Moderna found that when they correlated vaccine efficacy with neutralizing antibody levels calibrated to the WHO international standards, their result was very similar to AstraZeneca's result. That is, if you have a population of people who got AZ and another that got Moderna and the two populations are matched to have the same neutralizing antibody levels, the vaccine efficacy would be about the same for the two groups, even though the two vaccines are different in design and overall efficacy. This is good news for those who are hoping to test other vaccines without huge trials. The bad news for those people is that these trials were done long before the delta variant came along, and so they are only telling us how well a certain level of antibodies protects against older variants.

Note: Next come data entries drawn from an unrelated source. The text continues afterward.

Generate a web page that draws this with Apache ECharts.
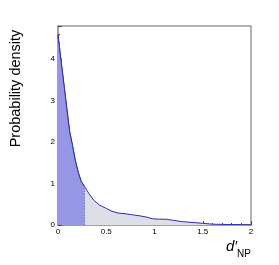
<!DOCTYPE html>
<html><head><meta charset="utf-8">
<script src="https://cdn.jsdelivr.net/npm/echarts@6/dist/echarts.min.js"></script>
<style>html,body{margin:0;padding:0;background:#fff}#c{width:279px;height:265px}</style>
</head><body><div id="c"></div>
<script>
const dValues = [0, 0.04, 0.08, 0.12, 0.15, 0.18, 0.21, 0.24, 0.275, 0.32, 0.37, 0.43, 0.5, 0.56, 0.62, 0.7, 0.76, 0.85, 0.92, 0.98, 1.05, 1.12, 1.2, 1.29, 1.4, 1.5, 1.6, 1.7, 1.8, 1.9, 2.0];
const density = [4.58, 3.8, 3.03, 2.26, 1.92, 1.55, 1.27, 1.05, 0.93, 0.76, 0.6, 0.48, 0.4, 0.33, 0.29, 0.27, 0.25, 0.22, 0.19, 0.15, 0.14, 0.14, 0.11, 0.08, 0.06, 0.04, 0.02, 0.015, 0.01, 0.01, 0.005];
const cutoff = 0.275;
const xTicks = [0, 0.5, 1, 1.5, 2];
const yTicks = [0, 1, 2, 3, 4];

const full = dValues.map((x, i) => [x, density[i]]);
const shaded = full.filter(p => p[0] <= cutoff);
const cutY = density[dValues.indexOf(cutoff)];

const chart = echarts.init(document.getElementById('c'));
const tickFont = {fontFamily: 'Liberation Sans, Arial, sans-serif', fontSize: 8, color: '#000'};
chart.setOption({
  animation: false,
  grid: {left: 56, right: 28, top: 26, bottom: 40, show: true, borderColor: '#9a9a9a', borderWidth: 1.5},
  xAxis: {
    type: 'value', min: 0, max: 2, interval: 0.5,
    axisLine: {show: true, lineStyle: {color: '#9a9a9a', width: 1.5}},
    axisTick: {show: true, inside: true, length: 4, lineStyle: {color: '#444'}},
    minorTick: {show: true, splitNumber: 5, length: 2, lineStyle: {color: '#444'}},
    splitLine: {show: false},
    axisLabel: Object.assign({margin: 3, formatter: v => xTicks.includes(v) ? String(v) : ''}, tickFont),
    name: '{d|d\u2032}{s|NP}', nameLocation: 'end', nameGap: 0,
    nameTextStyle: {
      padding: [0, 0, 0, 0], verticalAlign: 'top', align: 'right',
      rich: {
        d: {fontFamily: 'Liberation Sans, Arial, sans-serif', fontStyle: 'italic', fontSize: 15, color: '#000', verticalAlign: 'top', padding: [14, 0, 0, 0]},
        s: {fontFamily: 'Liberation Sans, Arial, sans-serif', fontSize: 10, color: '#000', padding: [24, 0, 0, 0]}
      }
    }
  },
  yAxis: {
    type: 'value', min: 0, max: 4.8, interval: 1,
    axisLine: {show: true, lineStyle: {color: '#9a9a9a', width: 1.5}},
    axisTick: {show: true, inside: true, length: 4, lineStyle: {color: '#444'}},
    minorTick: {show: true, splitNumber: 5, length: 2, lineStyle: {color: '#444'}},
    splitLine: {show: false},
    axisLabel: Object.assign({margin: 3, formatter: v => yTicks.includes(v) ? String(v) : ''}, tickFont),
    name: 'Probability density', nameLocation: 'middle', nameGap: 35, nameRotate: 90,
    nameTextStyle: {fontFamily: 'Liberation Sans, Arial, sans-serif', fontSize: 14.5, color: '#000', padding: [0, 0, 0, 74]}
  },
  series: [
    {type: 'line', data: full, symbol: 'none', z: 2,
     lineStyle: {color: '#2b2bb0', width: 1},
     areaStyle: {color: '#dedee9', opacity: 1}},
    {type: 'line', data: shaded, symbol: 'none', z: 3,
     lineStyle: {color: '#2b2bb0', width: 1},
     areaStyle: {color: '#9696e6', opacity: 1}},
    {type: 'line', data: [[cutoff, 0], [cutoff, cutY]], symbol: 'none', z: 4,
     lineStyle: {color: '#5a5ad0', width: 0.8, type: [1.5, 1.5]}}
  ]
});
</script></body></html>
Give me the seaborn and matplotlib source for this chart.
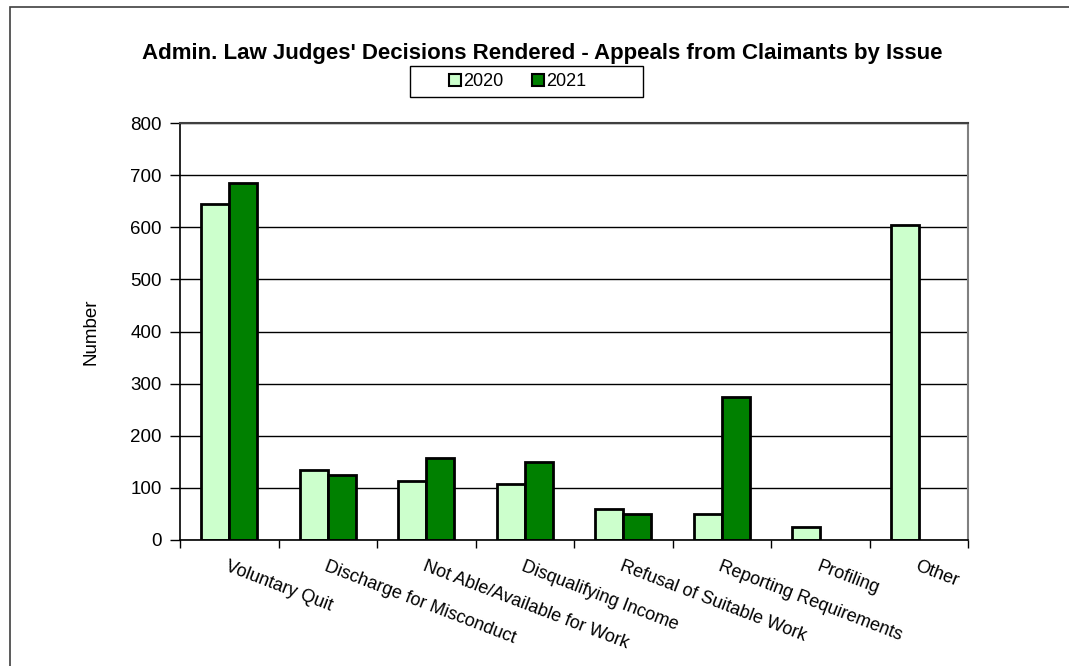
import pandas as pd
import numpy as np
import matplotlib.pyplot as plt
import seaborn as sns
from matplotlib.patches import Rectangle

# data
issues = ['Voluntary Quit', 'Discharge for Misconduct', 'Not Able/Available for Work',
          'Disqualifying Income', 'Refusal of Suitable Work', 'Reporting Requirements',
          'Profiling', 'Other']
y2020 = [645, 134, 113, 107, 60, 49, 25, 605]
y2021 = [685, 125, 157, 150, 49, 275, np.nan, np.nan]
years = ['2020', '2021']
colors = {'2020': '#CCFFCC', '2021': '#008000'}

df = pd.DataFrame({
    'Issue': issues * 2,
    'Year': ['2020'] * len(issues) + ['2021'] * len(issues),
    'Number': y2020 + y2021,
}).dropna()

sns.set_style('white')
plt.rcParams['font.family'] = ['Liberation Sans', 'DejaVu Sans']
plt.rcParams['text.color'] = 'black'
plt.rcParams['xtick.color'] = 'black'
plt.rcParams['ytick.color'] = 'black'
plt.rcParams['axes.labelcolor'] = 'black'

fig = plt.figure(figsize=(10.69, 6.66), dpi=100)
ax = fig.add_axes([180/1069, 1-540/666, (968-180)/1069, (540-123)/666])

sns.barplot(data=df, x='Issue', y='Number', hue='Year', order=issues, hue_order=years,
            palette=colors, width=0.57, edgecolor='black', linewidth=2, saturation=1,
            errorbar=None, ax=ax, legend=False)

ax.set_ylim(0, 800)
ax.set_xlim(-0.5, len(issues) - 0.5)
ax.set_yticks(range(0, 801, 100))
ax.yaxis.grid(True, color='black', linewidth=1)
ax.set_axisbelow(True)
ax.tick_params(axis='y', labelsize=13.5, length=7, width=1, left=True, pad=6)

# category labels at centres, tick marks at boundaries
ax.set_xticks(range(len(issues)))
ax.set_xticklabels(issues, rotation=-21, ha='left', va='top', rotation_mode='anchor', fontsize=13)
ax.tick_params(axis='x', which='major', length=0, pad=13)
ax.set_xticks(np.arange(-0.5, len(issues)), minor=True)
ax.tick_params(axis='x', which='minor', length=6, width=1, bottom=True)
ax.set_xlabel('')
ax.set_ylabel('Number', fontsize=13.5, labelpad=22)

for side in ['left', 'bottom']:
    ax.spines[side].set_color('black')
    ax.spines[side].set_linewidth(1.2)
ax.spines['top'].set_color('#404040')
ax.spines['top'].set_linewidth(1.5)
ax.spines['right'].set_color('#808080')
ax.spines['right'].set_linewidth(1.5)

fig.text(542/1069, 1-53/666, "Admin. Law Judges' Decisions Rendered - Appeals from Claimants by Issue",
         ha='center', va='center', fontsize=16, fontweight='bold')

# legend box drawn separately so it can be wider than its contents
fig.patches.append(Rectangle((410/1069, 1-97/666), 233/1069, 31/666, transform=fig.transFigure,
                             facecolor='white', edgecolor='black', linewidth=1))
handles = [plt.Line2D([0], [0], marker='s', linestyle='', markerfacecolor=colors[y],
                      markeredgecolor='black', markeredgewidth=1.5, markersize=9, label=y)
           for y in years]
fig.legend(handles=handles, loc='center', bbox_to_anchor=(518/1069, 1-81.5/666),
           ncol=2, frameon=False, fontsize=13, handlelength=0.6, handletextpad=0.15,
           columnspacing=1.6)

# outer chart border (left and top visible)
fig.patches.append(Rectangle((10/1069, -0.1), 1.2, 1.1 - 7/666, transform=fig.transFigure,
                             fill=False, edgecolor='#404040', linewidth=1.2))

fig.savefig('out.png', dpi=100)
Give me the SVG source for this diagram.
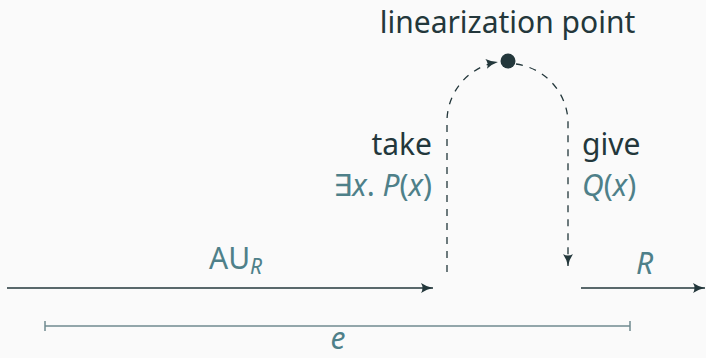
<svg xmlns="http://www.w3.org/2000/svg" width="706" height="358" viewBox="0 0 706 358">
<defs>
<style>
text{font-family:"Noto Sans","Open Sans","DejaVu Sans",sans-serif;font-size:30px}
.dark{fill:#23373b}
.teal{fill:#4e8089}
.it{font-style:italic}
.line{stroke:#23373b;stroke-width:1.5;fill:none}
.dash{stroke:#23373b;stroke-width:1.3;fill:none;stroke-dasharray:7 7}
.dim{stroke:#6f8a8f;stroke-width:1.5;fill:none}
</style>
<marker id="ah" viewBox="0 0 13 10" refX="12" refY="5" markerWidth="13" markerHeight="10" markerUnits="userSpaceOnUse" orient="auto">
<path d="M0,0 Q6,4 12,5 Q6,6 0,10 Q3,5 0,0 Z" fill="#23373b"/>
</marker>
</defs>
<rect width="706" height="358" fill="#fafafa"/>
<g id="connectors">
<line class="line" x1="7" y1="288" x2="433" y2="288" marker-end="url(#ah)"/>
<line class="line" x1="581" y1="288" x2="705" y2="288" marker-end="url(#ah)"/>
<path class="dash" d="M447,272 L447,121 A60.5,60 0 0 1 498,62" marker-end="url(#ah)"/>
<path class="dash" d="M516,64 A60.5,60 0 0 1 568,121 L568,266" marker-end="url(#ah)"/>
<g id="dimension">
<line class="dim" x1="45" y1="326" x2="630" y2="326"/>
<line class="dim" x1="45" y1="321" x2="45" y2="331"/>
<line class="dim" x1="630" y1="321" x2="630" y2="331"/>
</g>
</g>
<g id="linearization-point">
<circle cx="508" cy="61" r="7.5" fill="#23373b"/>
<text class="dark" x="507.5" y="33" text-anchor="middle">linearization point</text>
</g>
<g id="take">
<text class="dark" x="432" y="155" text-anchor="end">take</text>
<text class="teal" x="432" y="196" text-anchor="end">∃<tspan class="it">x</tspan>. <tspan class="it">P</tspan>(<tspan class="it">x</tspan>)</text>
</g>
<g id="give">
<text class="dark" x="582" y="155">give</text>
<text class="teal" x="582" y="196"><tspan class="it">Q</tspan>(<tspan class="it">x</tspan>)</text>
</g>
<g id="au">
<text class="teal" x="209" y="269">AU<tspan class="it" font-size="21" dy="5">R</tspan></text>
</g>
<g id="r-label">
<text class="teal it" x="636" y="274">R</text>
</g>
<g id="e-label">
<text class="teal it" x="338" y="349" text-anchor="middle">e</text>
</g>
</svg>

Moderna separated the trial participants into those with low, medium, and high levels of antibodies, and they give antibody levels in WHO international units. I am converting the international units into the Roche/labcorp units for ease of comparison with your own test if you've done one.
Remember, these are antibody levels at day 57, so they are higher than what you are used to seeing if you are testing months later than that. The vaccine efficacies given here are from day 57 to day 100. Overall vaccine efficacy for this time frame is 92.3%.
IgG antibodies to whole spike -- vaccine efficacy for group
Low: <1685 -- 88.3%
Medium: 1685 to 2923 -- 93.8%
High: >2923 -- 96.4%
IgG antibodies to receptor-binding domain (RBD) of spike -- vaccine efficacy for group
Low: <2546 -- 88.5%
Medium: 2546 to 4423 -- 94.3%
High: >4423 -- 96.0%
For all of the antibody measures, those with levels in the top 10% were about 10 times less likely to get covid as compared to the poorest responders (with antibody levels equivalent to 7.7 or lower on the Roche scale).
Those poorest antibody responders were still about half as likely to get covid compared to the placebo group. This is similar to what was seen with the AZ vaccine, where an antibody level of 10.8 (on the Roche scale) correlated to 50% efficacy.
The reason for this may be that something other than antibodies is helping. T-cells can't prevent infection, but they can stop an infection quickly enough that it isn't symptomatic, and this study is measuring efficacy against symptomatic covid. Another explanation may be because most people who got (pre-delta-variant) covid were only shedding small amounts of virus, so small amounts of antibodies might be fine to deal with the average contagious person you might encounter. Much higher antibody levels would be needed to deal with super-spreaders, which were rare with older variants. Unfortunately, although antibodies from the vaccine bind to the delta variant spike protein pretty well, the delta variant causes the average person to shed much larger amounts of virus, which appears to require higher levels of antibodies to prevent infection.
I added the Moderna results (for the RBD antibody test, since that is closest to the Roche test) to my handy graph to estimate vaccine efficacy from Roche/labcorp antibody levels. It doesn't really change anything, since the Moderna results are very similar to the AZ results, but it's nice to have some better data at the higher end of antibody levels. The data for the delta variant is based on the finding in the UK that the delta variant shifts vaccine efficacy for a single dose of Pfizer or AZ from 50% to 33%, and efficacy for two doses of Pfizer from 93% to 88%. If you want to see where your level correlates to this line, you can just find your antibody number on the Y axis (which is a log scale), see where it hits the orange line, and find the vaccine efficacy for that number on the X-axis. This line isn't perfect as it's based on just two data points, but it's the best that we have right now.